Dari pembahasan Kitab Fiqih Mausu’ah Muyassaroh, yang ditulis oleh Syaikh Hussain Al Uwaisyah, حفظه الله تعالى
.
PEMBAHASAN SEBELUMNYA – Berapa Jarak Yang Boleh Kita Meng-Qoshor Sholat – bisa di baca di SINI
=======
Alhamdulillah.. wash-sholaatu was-salaamu ‘alaa Rosuulillah…
Kita lanjutkan..
⚉ TEMPAT YANG MULAI IA MENG-QOSHOR DARINYA
Jumhur ulama berpendapat bahwa meng-qoshor sholat itu dimulai ketika kita sudah berpisah dengan bangunan-bangunan kota, dia sudah mulai keluar kota dan bahwasanya itu adalah syarat.
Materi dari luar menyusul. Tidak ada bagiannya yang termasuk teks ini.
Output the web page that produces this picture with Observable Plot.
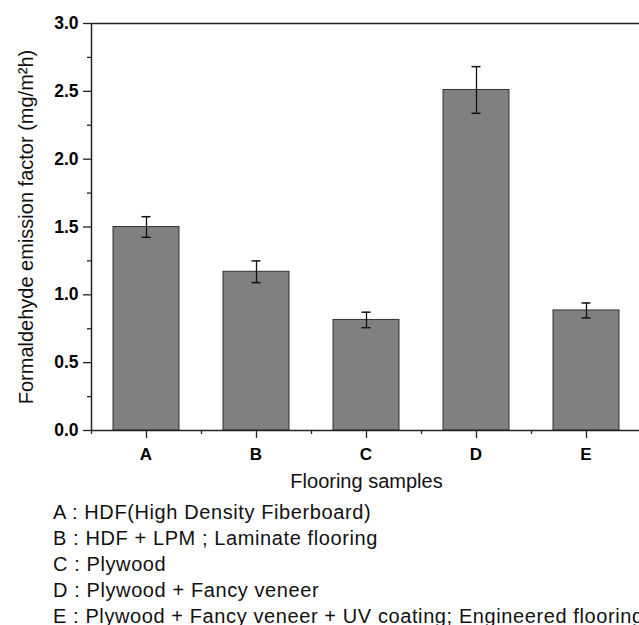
<!DOCTYPE html>
<html>
<head>
<meta charset="utf-8">
<script src="https://cdn.jsdelivr.net/npm/d3@7"></script>
<script src="https://cdn.jsdelivr.net/npm/@observablehq/plot@0.6"></script>
<style>
  html, body { margin: 0; padding: 0; background: #fff; overflow: hidden; }
  #legend { font-family: "Liberation Sans", Arial, sans-serif; font-size: 20px; letter-spacing: 0.6px; line-height: 26px; color: #111; padding-left: 53px; white-space: nowrap; margin-top: -1.5px; }
  #chart g[aria-label="x-axis tick label"] text { letter-spacing: 1px; }
</style>
</head>
<body>
<div id="chart"></div>
<div id="legend"></div>
<script>
const categories = ["A", "B", "C", "D", "E"];
const values = [1.50, 1.17, 0.815, 2.51, 0.885];
const errors = [0.076, 0.08, 0.057, 0.172, 0.055];
const descriptions = [
  "A : HDF(High Density Fiberboard)",
  "B : HDF + LPM ; Laminate flooring",
  "C : Plywood",
  "D : Plywood + Fancy veneer",
  "E : Plywood + Fancy veneer + UV coating; Engineered flooring"
];
const yMajorTicks = [0, 0.5, 1.0, 1.5, 2.0, 2.5, 3.0];
const yMinorTicks = [0.25, 0.75, 1.25, 1.75, 2.25, 2.75];
const yLabel = "Formaldehyde emission factor (mg/m²h)";
const xLabel = "Flooring samples";

const data = categories.map((c, i) => ({cat: c, v: values[i], lo: values[i] - errors[i], hi: values[i] + errors[i]}));

const font = "'Liberation Sans', Arial, sans-serif";

const chart = Plot.plot({
  width: 639,
  height: 500,
  marginLeft: 91,
  marginRight: -2,
  marginTop: 23,
  marginBottom: 70,
  style: {fontFamily: font, fontSize: "17px", color: "#000", background: "#fff"},
  x: {type: "band", domain: categories, paddingInner: 0.4, paddingOuter: 0.2},
  y: {domain: [0, 3]},
  marks: [
    Plot.barY(data, {x: "cat", y: "v", fill: "#808080", stroke: "#333", strokeWidth: 1}),
    Plot.ruleX(data, {x: "cat", y1: "lo", y2: "hi", stroke: "#111", strokeWidth: 1.3}),
    Plot.tickY(data, {x: "cat", y: "lo", insetLeft: 28.5, insetRight: 28.5, stroke: "#111", strokeWidth: 1.5}),
    Plot.tickY(data, {x: "cat", y: "hi", insetLeft: 28.5, insetRight: 28.5, stroke: "#111", strokeWidth: 1.5}),
    Plot.frame({stroke: "#222", strokeWidth: 1.5}),
    Plot.axisY({ticks: yMajorTicks, tickFormat: () => "", tickSize: 8, label: null, stroke: "#222", strokeWidth: 1.3}),
    Plot.axisY({ticks: yMinorTicks, tickFormat: () => "", tickSize: 4, label: null, stroke: "#222", strokeWidth: 1.3}),
    Plot.text(yMajorTicks, {y: d => d, text: d => d3.format(".1f")(d), frameAnchor: "left", dx: -13, textAnchor: "end", lineAnchor: "middle", fontSize: 17.5, fontWeight: "bold", fill: "#000", style: "letter-spacing:1px"}),
    Plot.axisX({tickSize: 8, tickPadding: 9, fontWeight: "bold", label: null, stroke: "#222", strokeWidth: 1.3}),
    Plot.ruleX(categories, {x: d => d, dx: -55, y1: 0, y2: 0, insetBottom: -4, stroke: "#222", strokeWidth: 1.3}),
    Plot.text([yLabel], {frameAnchor: "left", rotate: -90, dx: -65, fontSize: 20, textAnchor: "middle", lineAnchor: "middle", fill: "#111", style: "letter-spacing:0.25px"}),
    Plot.text([xLabel], {frameAnchor: "bottom", dy: 51, fontSize: 20, textAnchor: "middle", lineAnchor: "middle", fill: "#111", style: "letter-spacing:0.5px"})
  ]
});
document.getElementById("chart").appendChild(chart);

const legend = document.getElementById("legend");
descriptions.forEach(t => {
  const d = document.createElement("div");
  d.textContent = t;
  legend.appendChild(d);
});
</script>
</body>
</html>
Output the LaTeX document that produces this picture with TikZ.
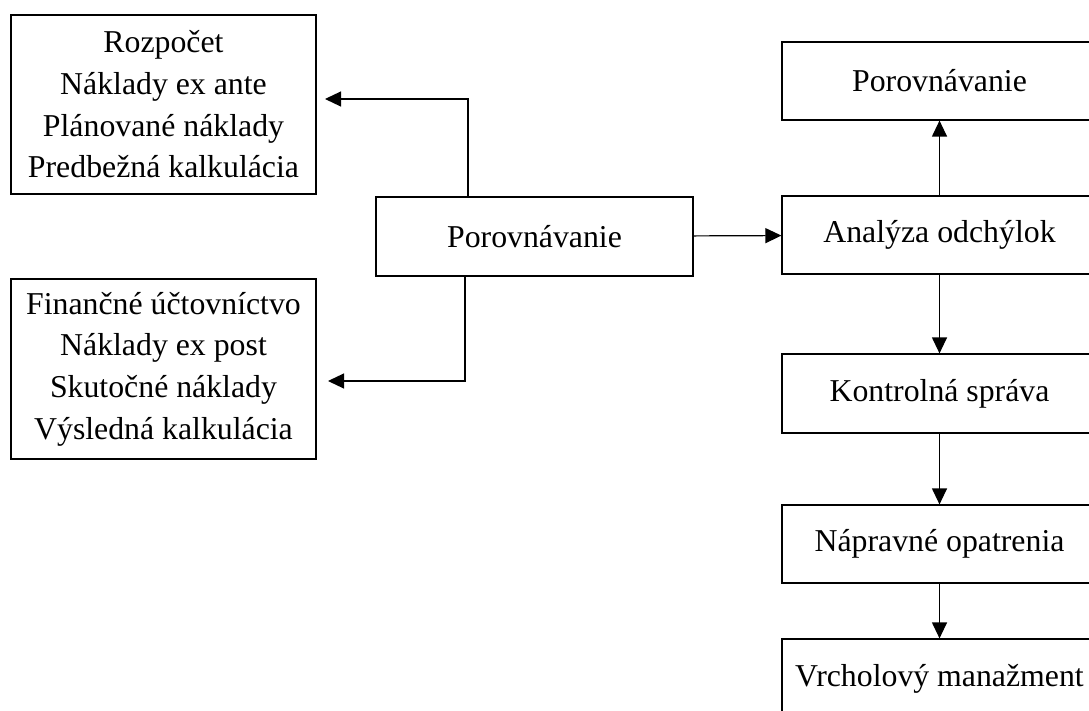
\documentclass[tikz,border=0pt]{standalone}
\usepackage{fontspec}
\setmainfont{Liberation Serif}
\usetikzlibrary{arrows.meta}

\begin{document}
\begin{tikzpicture}[x=1pt,y=-1pt,
	box/.style={draw, line width=1.2pt, inner sep=0pt, align=center,
		font=\fontsize{31.8}{41.7}\selectfont},
	arr/.style={line width=1.2pt, -{Triangle[length=16pt,width=15pt]}}]

\useasboundingbox (0,0) rectangle (1089,711);
\clip (0,0) rectangle (1089,711);

\node[box, minimum width=305pt, minimum height=179pt] (plan) at (163.5,104.5) {Rozpočet\\Náklady ex ante\\Plánované náklady\\Predbežná kalkulácia};
\node[box, minimum width=305pt, minimum height=180pt] (actual) at (163.5,369) {Finančné účtovníctvo\\Náklady ex post\\Skutočné náklady\\Výsledná kalkulácia};
\node[box, minimum width=317pt, minimum height=79pt] (cmp) at (534.5,236.5) {Porovnávanie};

\node[box, minimum width=315pt, minimum height=78pt] (cmpright) at (939.5,81) {Porovnávanie};
\node[box, minimum width=315pt, minimum height=78pt] (anal) at (939.5,235) {Analýza odchýlok};
\node[box, minimum width=315pt, minimum height=79pt] (ctrl) at (939.5,393.5) {Kontrolná správa};
\node[box, minimum width=315pt, minimum height=78pt] (corr) at (939.5,544) {Nápravné opatrenia};
\node[box, minimum width=315pt, minimum height=79pt] (top) at (939.5,678.5) {Vrcholový manažment};

\coordinate (planin) at (325,99);
\coordinate (actin) at (328,381);
\coordinate (upbend) at (468,99);
\coordinate (downbend) at (465,381);

\draw[arr] (cmp.north -| upbend) |- (planin);
\draw[arr] (cmp.south -| downbend) |- (actin);

\foreach \from/\to in {cmp/anal, anal/cmpright, anal/ctrl, ctrl/corr, corr/top}
	\draw[arr] (\from) -- (\to);

\end{tikzpicture}
\end{document}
Ibnul Mundzir berkata, “kami tidak mengetahui bahwa Nabi shollallahu ‘alayhi wa sallam meng-qoshor pada sesuatupun dari safarnya kecuali setelah keluar dari kota Madinah.”
Berkata Anas, “aku sholat zhuhur bersama Nabi shollallahu ‘alayhi wa sallam di Madinah 4 roka’at dan di Dzulhulaifah 2 roka’at.” (HR Bukhori)
Hal ini menunjukkan bahwa misalnya ketika kita misalnya mau pergi ke Bandung, kemudian kita sudah keluar dari kota Jakarta maka saat itu kita sudah boleh untuk mulai meng-qoshor.
Seorang musafir apabila pergi safar karena ada keperluan dan dia tidak tahu akan berapa lama tinggal disana dan diapun juga tidak ada niat untuk menetap disana, maka ia boleh terus meng-qoshor sampai pulang.
Berbeda tentunya kalau dia sudah tahu bahwa dia akan tinggal disana misalnya selama dua bulan atau selama setahun maka yang seperti ini hukumnya seperti hukum mukim kata para ulama, adapun kalau kita tidak tahu akan selesainya kapan makanya seperti ini hukumnya musafir.
Dari Jabir ia berkata, “Nabi shollallahu ‘alayhi wa sallam pernah tinggal di Tabuk 20 hari dan beliau terus meng-qoshor sholat selama 20 hari itu.” (HR Imam Ahmad)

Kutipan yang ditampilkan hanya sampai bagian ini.